Pular de um gênero a outro até encarnar numa gatinha dorminhoca é um exercício fascinante que o jornalista Elias Fajardo oferece ao leitor em Belo como um abismo (7letras, R$ 29). É através de Emily, a gata, que conhecemos a história de suas xarás, a romancista inglesa Emily Brönte e a poeta americana Emily Dickison. Otávio bebe no Baixo Gávea, viajando, ao mesmo tempo, pela Índia, enquanto sua filha Clara, que jamais nasceu, surge ao longo da narrativa. Sonhos se entranham na realidade, que derruba as barreiras do imaginário neste romance arrebatador, finalista do Prêmio Jabuti deste ano.

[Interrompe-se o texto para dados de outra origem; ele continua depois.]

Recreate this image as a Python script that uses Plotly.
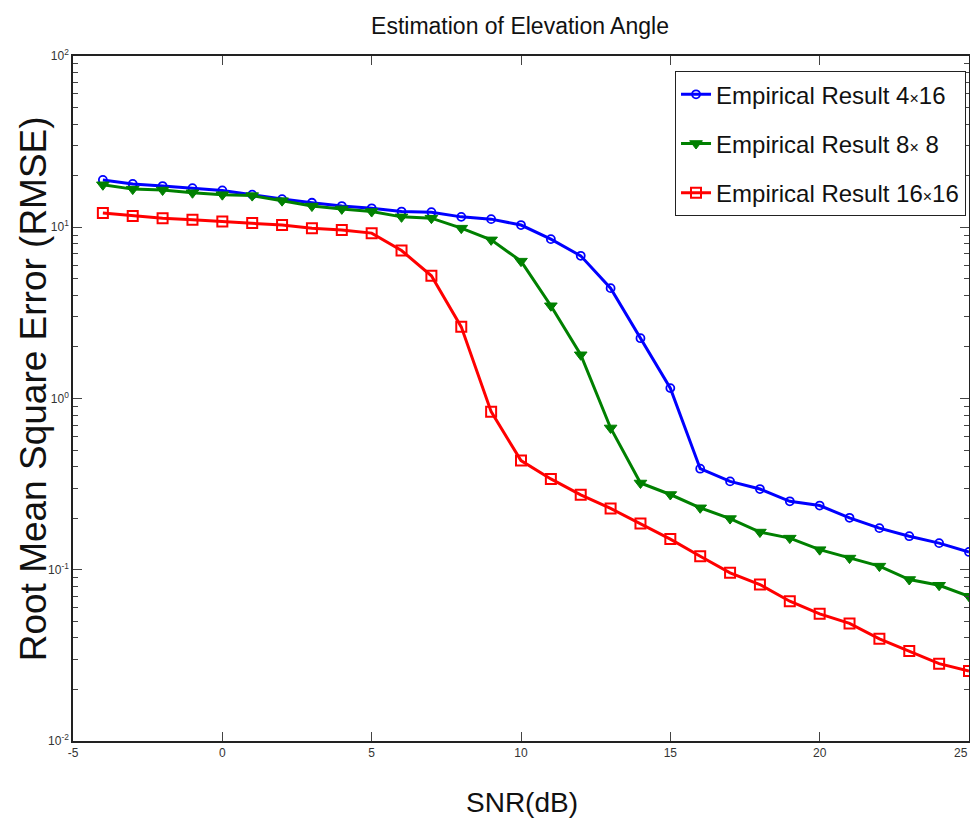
import plotly.graph_objects as go

snr = list(range(-4, 26))

rmse_4x16 = [18.9, 17.9, 17.4, 16.9, 16.4, 15.5, 14.6, 13.9, 13.3, 12.9,
             12.35, 12.25, 11.5, 11.15, 10.3, 8.52, 6.81, 4.41, 2.25, 1.15,
             0.389, 0.328, 0.296, 0.251, 0.237, 0.201, 0.175, 0.157, 0.143, 0.127]
rmse_8x8 = [17.7, 16.7, 16.5, 15.9, 15.5, 15.3, 14.3, 13.3, 12.8, 12.35,
            11.5, 11.3, 9.88, 8.44, 6.34, 3.48, 1.80, 0.673, 0.321, 0.275,
            0.230, 0.199, 0.166, 0.153, 0.131, 0.117, 0.105, 0.0877, 0.0812, 0.070]
rmse_16x16 = [12.1, 11.65, 11.3, 11.05, 10.8, 10.6, 10.3, 9.88, 9.65, 9.24,
              7.31, 5.21, 2.62, 0.838, 0.434, 0.339, 0.274, 0.228, 0.186, 0.151,
              0.120, 0.0960, 0.0820, 0.0655, 0.0553, 0.0486, 0.0395, 0.0335, 0.0283, 0.0256]

series_names = ["Empirical Result 4<span style='font-size:16px'>×</span>16",
                "Empirical Result 8<span style='font-size:16px'>×</span> 8",
                "Empirical Result 16<span style='font-size:16px'>×</span>16"]

y_tickvals = [0.01, 0.1, 1, 10, 100]
y_ticktext = ["10<sup>-2</sup>", "10<sup>-1</sup>", "10<sup>0</sup>", "10<sup>1</sup>", "10<sup>2</sup>"]
x_tickvals = [-5, 0, 5, 10, 15, 20, 25]

FONT = "Liberation Sans, Arial, sans-serif"

# page body has an 8px margin: screen = figure + 8
OFF = 8
W, H = 962, 812
L, T = 72.5 - OFF, 56 - OFF
R = 0.5
B = H - (741.5 - OFF)
pw = W - L - R
ph = H - T - B


def px_x(sx):
    return (sx - OFF - L) / pw


def px_y(sy):
    return (H - B - (sy - OFF)) / ph


fig = go.Figure()
styles = [
    dict(color="#0000FF", symbol="circle-open", size=8, lw=1.8),
    dict(color="#008000", symbol="triangle-down", size=11, lw=1),
    dict(color="#FF0000", symbol="square-open", size=10, lw=2),
]
for i, (name, vals, st) in enumerate(zip(series_names, [rmse_4x16, rmse_8x8, rmse_16x16], styles)):
    fig.add_trace(go.Scatter(
        x=snr, y=vals, name=name, mode="lines+markers",
        legendgroup=f"g{i}", cliponaxis=False,
        line=dict(color=st["color"], width=3),
        marker=dict(symbol=st["symbol"], size=st["size"], color=st["color"],
                    line=dict(color=st["color"], width=st["lw"])),
    ))

# the last x tick label sits at the window edge: draw it right-aligned so it stays whole
last_x = x_tickvals[-1]
inner_x = x_tickvals[:-1]

fig.update_layout(
    width=W, height=H,
    margin=dict(l=L, r=R, t=T, b=B, autoexpand=False),
    paper_bgcolor="white", plot_bgcolor="white",
    title=dict(text="Estimation of Elevation Angle", x=(520 - OFF) / W,
               xanchor="center", y=1 - (26 - OFF) / H, yanchor="middle",
               font=dict(family=FONT, size=23, color="#111")),
    legend=dict(x=px_x(675), y=px_y(71), xanchor="left", yanchor="top",
                bordercolor="#222", borderwidth=1.2, bgcolor="white",
                font=dict(family=FONT, size=24, color="#111"),
                tracegroupgap=15, itemwidth=30),
    showlegend=True,
    annotations=[
        dict(text="Root Mean Square Error (RMSE)", textangle=-90,
             xref="paper", yref="paper", x=px_x(33), y=px_y(389),
             xanchor="center", yanchor="middle", showarrow=False,
             font=dict(family=FONT, size=37, color="#111")),
        dict(text="SNR(dB)",
             xref="paper", yref="paper", x=px_x(522), y=px_y(803),
             xanchor="center", yanchor="middle", showarrow=False,
             font=dict(family=FONT, size=28, color="#111")),
        dict(text=str(last_x), xref="x", yref="paper", x=last_x, y=0,
             xanchor="right", yanchor="middle", yshift=-12, xshift=1, showarrow=False,
             font=dict(family=FONT, size=12, color="#333")),
    ],
)
fig.update_xaxes(
    range=[-5, 25], tickvals=x_tickvals, ticktext=[str(v) for v in inner_x] + [""],
    ticks="inside", ticklen=9,
    showline=True, linecolor="#222", linewidth=1.5, mirror="ticks",
    showgrid=False, zeroline=False, tickcolor="#444", automargin=False,
    tickfont=dict(family=FONT, size=12, color="#333"),
)
fig.update_yaxes(
    type="log", range=[-2, 2], tickvals=y_tickvals, ticktext=y_ticktext,
    ticks="inside", ticklen=9,
    minor=dict(ticks="inside", ticklen=5, dtick="D1", tickcolor="#444", showgrid=False),
    showline=True, linecolor="#222", linewidth=1.5, mirror="ticks",
    showgrid=False, zeroline=False, tickcolor="#444", automargin=False,
    tickfont=dict(family=FONT, size=12, color="#333"),
)

fig.write_html("out.html")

Arrebatadoras também são as imagens do Rio de Janeiro vistas através das lentes de Custódio Coimbra, fotojornalista que se especializou em registrar o cotidiano da cidade e de seus habitantes. Uma pequena mostra das belezas e agruras captadas por este carioca que até hoje costuma rodar a cidade em busca de notícias está em Rio de Cantos 1000 (Reptil, R$ 99). Montanhas cobertas de vegetação cerrada se impõem aos edifícios que se aglomeram em frente a praias, a arquitetura colonial que sobe morros, mangues, foliões no Carnaval, barracas colorindo as areias à beira mar, bondes cortando Santa Teresa, pedestres chapinhando na chuva sobre as pedras portuguesas, o concreto empurrando a natureza, a espuma das águas poluídas da Baía de Guanabara estão em fotografias que reproduzem o calor da tão cantada São Sebastião do Rio de Janeiro. Inebriante.